Crimes Against Pastry

Meet the Restaurateur Who Cake-Shames His Customers on Instagram

Classy.
Classy. Photo: The Gearys/CC/flickr

Diners who insist on bringing their own desserts have annoyed restaurants for years, or possibly decades, but one owner has decided enough is enough and is fighting back. That man is Neal McCarthy, the general manager and co-owner of Atlanta’s Miller Union, who has taken to posting images of the apparently cheap, sometimes garish-looking cakes to his unfortunately private Instagram. Speaking to the New York Times, the restaurateur says he does it for comic relief — a way to get back at customers who undermine his restaurant “by bringing in the world’s most hideous cakes,” but a real hero would let the whole world see these photos.

Many restaurants deal with this by simply charging customers for bringing in a cake, justifying it by, for example, referencing the labor required to plate the cake and wash those dishes. But McCarthy is on a warpath against pastry injustice. As he points out to the Times, Miller Union’s customers have sought out a “nice restaurant” — it ranks fourth on Atlanta magazine’s 50 best restaurants list, and the chef, Steven Satterfield, was a James Beard finalist for Best Chef: Southeast last year — so they know what they’re getting into. Some customers still want to bring in cakes that look like they were served at an 8-year-old’s birthday party, though, and are decorated with things like a Grateful Dead logo, a clock, and cartoon people.

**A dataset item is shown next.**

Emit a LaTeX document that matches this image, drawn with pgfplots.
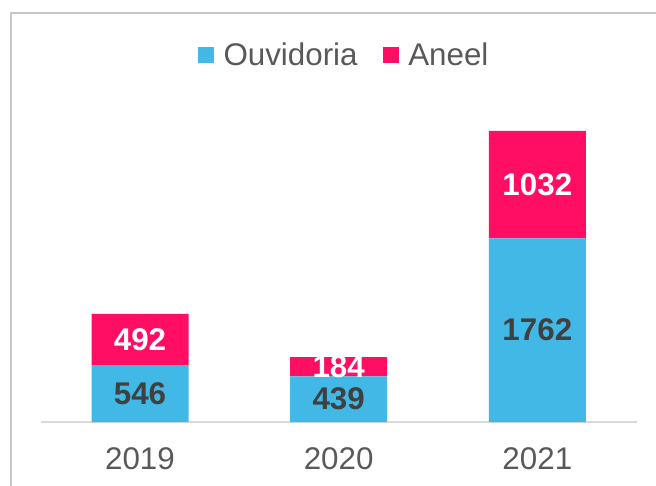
\documentclass[border=0pt]{standalone}
\usepackage{pgfplots}
\pgfplotsset{compat=1.18}
\usepackage{fontspec}
\setmainfont{Liberation Sans}
\definecolor{cblue}{HTML}{41B8E5}
\definecolor{cpink}{HTML}{FF0E63}
\definecolor{ctext}{HTML}{595959}
\definecolor{clab}{HTML}{404040}
\definecolor{cframe}{HTML}{C8C8C8}
\definecolor{caxis}{HTML}{D9D9D9}
\begin{document}
\begin{tikzpicture}
\useasboundingbox (0pt,0pt) rectangle (492pt,363.75pt);
\draw[cframe, line width=1.5pt] (8.25pt,-5pt) -- (8.25pt,354pt) -- (500pt,354pt);
\begin{axis}[
  at={(105pt,47.25pt)}, anchor=origin,
  scale only axis, width=447pt, height=234.45pt,
  ybar stacked, bar width=72.75pt,
  xmin=-0.5, xmax=2.5, ymin=0, ymax=3000,
  xtick={0,1,2}, xticklabels={2019,2020,2021},
  axis x line*=bottom, axis y line=none,
  x axis line style={draw=caxis, line width=1.5pt, -},
  major tick length=0pt,
  xticklabel style={font=\fontsize{23.5}{28}\selectfont, text=ctext, inner sep=0pt, yshift=-18.75pt},
  /pgf/number format/assume math mode=true,
  /pgf/number format/1000 sep={},
  point meta=explicit,
  nodes near coords={\pgfmathprintnumber{\pgfplotspointmeta}},
  every node near coord/.append style={anchor=center, inner sep=0pt,
     font=\fontsize{23.5}{28}\selectfont\bfseries},
  legend style={at={(0.51,1.174)}, anchor=center, draw=none, fill=none,
     legend columns=2, font=\fontsize{23.5}{28}\selectfont, text=ctext,
     /tikz/every odd column/.append style={column sep=5pt},
     /tikz/every even column/.append style={column sep=17pt},
     legend cell align=left},
  legend image code/.code={\fill[#1] (0pt,-6pt) rectangle (12pt,6pt);},
]
\addplot[fill=cblue, draw=none, every node near coord/.append style={text=clab}]
  coordinates {(0,546) [546] (1,439) [439] (2,1762) [1762]};
\addlegendentry{Ouvidoria}
\addplot[fill=cpink, draw=none, every node near coord/.append style={text=white}]
  coordinates {(0,492) [492] (1,184) [184] (2,1032) [1032]};
\addlegendentry{Aneel}
\end{axis}
\end{tikzpicture}
\end{document}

Unsurprisingly, McCarthy is not the only professional bothered by the practice, though some (like Danny Meyer’s Gramercy Tavern, of course) accept it as an inevitable evil. Pastry chef Bill Corbett, who is opening a soda fountain in Los Angeles, compares the practice to carrying beer into a bar, and recalled one time when a customer brought a Cold Stone Creamery cake into wd~50 during Sam Mason’s tenor as pastry chef, which is sort of like going to see Springsteen play at the Garden and then putting on headphones.